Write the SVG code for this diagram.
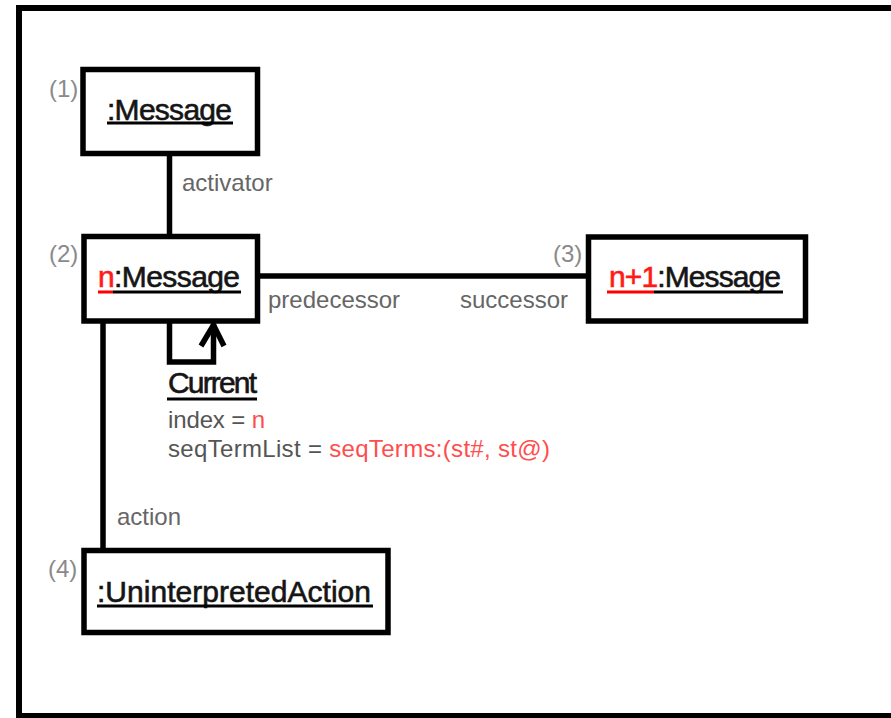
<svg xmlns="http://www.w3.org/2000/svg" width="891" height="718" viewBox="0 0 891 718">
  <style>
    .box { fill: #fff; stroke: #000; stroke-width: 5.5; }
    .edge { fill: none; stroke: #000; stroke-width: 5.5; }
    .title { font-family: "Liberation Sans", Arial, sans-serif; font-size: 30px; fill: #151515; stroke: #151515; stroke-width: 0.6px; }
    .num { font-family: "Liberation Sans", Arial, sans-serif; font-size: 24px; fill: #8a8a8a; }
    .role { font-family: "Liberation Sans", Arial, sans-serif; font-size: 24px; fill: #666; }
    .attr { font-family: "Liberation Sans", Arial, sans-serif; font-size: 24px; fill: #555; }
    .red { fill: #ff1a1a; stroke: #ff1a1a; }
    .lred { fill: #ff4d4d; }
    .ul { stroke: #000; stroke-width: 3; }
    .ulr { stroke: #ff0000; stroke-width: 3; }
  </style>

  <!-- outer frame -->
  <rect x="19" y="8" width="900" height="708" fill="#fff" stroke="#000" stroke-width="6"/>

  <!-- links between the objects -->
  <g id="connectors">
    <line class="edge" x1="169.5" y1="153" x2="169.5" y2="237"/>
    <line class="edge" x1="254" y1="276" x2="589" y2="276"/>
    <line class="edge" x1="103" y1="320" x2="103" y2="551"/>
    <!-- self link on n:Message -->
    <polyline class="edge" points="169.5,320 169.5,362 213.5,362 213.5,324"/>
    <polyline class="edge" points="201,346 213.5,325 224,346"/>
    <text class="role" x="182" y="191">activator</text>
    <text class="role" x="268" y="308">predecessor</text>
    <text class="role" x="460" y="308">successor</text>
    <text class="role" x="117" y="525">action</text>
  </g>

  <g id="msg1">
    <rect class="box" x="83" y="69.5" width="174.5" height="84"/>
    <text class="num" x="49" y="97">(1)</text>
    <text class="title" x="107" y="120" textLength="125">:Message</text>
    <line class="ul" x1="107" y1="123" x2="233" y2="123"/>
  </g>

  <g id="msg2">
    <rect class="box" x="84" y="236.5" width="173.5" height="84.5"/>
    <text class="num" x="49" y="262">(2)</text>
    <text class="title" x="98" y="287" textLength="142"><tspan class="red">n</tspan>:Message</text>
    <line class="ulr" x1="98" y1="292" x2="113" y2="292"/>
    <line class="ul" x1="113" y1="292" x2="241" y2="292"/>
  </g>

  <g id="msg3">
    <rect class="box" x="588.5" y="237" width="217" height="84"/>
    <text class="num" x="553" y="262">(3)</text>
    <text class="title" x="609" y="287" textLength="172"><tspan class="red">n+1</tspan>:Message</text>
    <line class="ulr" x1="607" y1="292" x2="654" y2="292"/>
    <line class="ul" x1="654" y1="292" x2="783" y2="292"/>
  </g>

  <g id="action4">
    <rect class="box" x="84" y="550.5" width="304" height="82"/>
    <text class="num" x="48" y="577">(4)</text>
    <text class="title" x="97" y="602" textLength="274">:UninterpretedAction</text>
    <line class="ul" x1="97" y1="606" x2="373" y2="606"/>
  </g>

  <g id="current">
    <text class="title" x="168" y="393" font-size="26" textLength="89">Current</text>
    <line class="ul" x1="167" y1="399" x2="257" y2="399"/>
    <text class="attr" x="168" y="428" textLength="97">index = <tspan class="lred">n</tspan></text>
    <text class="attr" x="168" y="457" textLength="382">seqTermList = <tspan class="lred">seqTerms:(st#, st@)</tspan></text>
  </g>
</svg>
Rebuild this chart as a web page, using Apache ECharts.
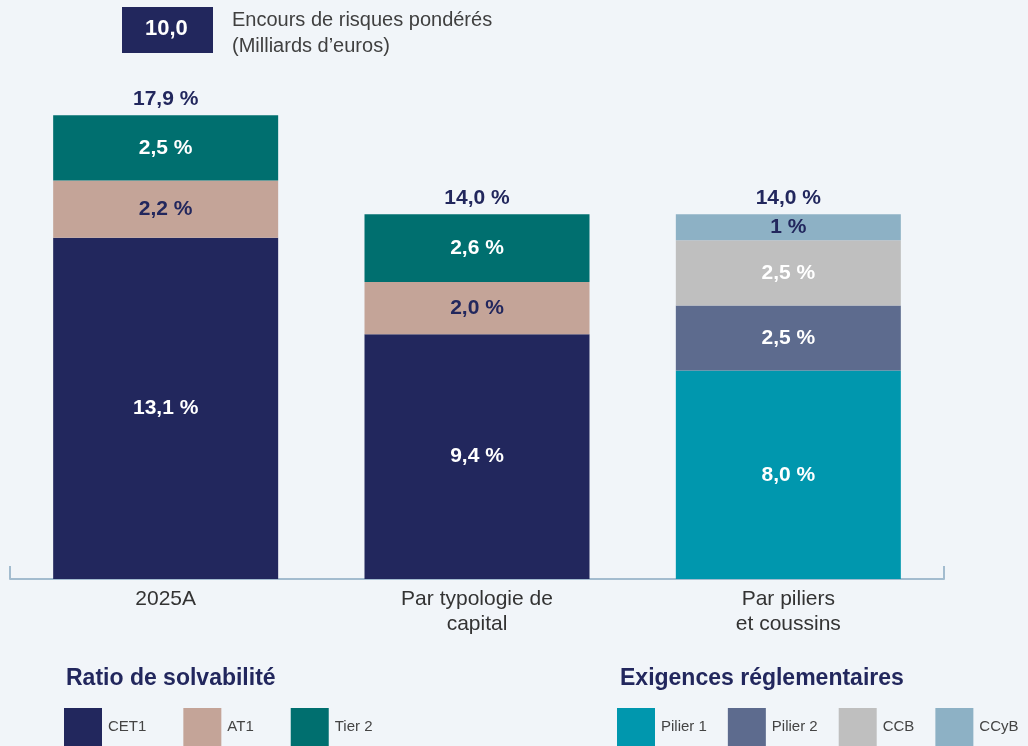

* [Directive] Only a number is wanted: how many lines contain the word "this"?

* [Exercise output] 2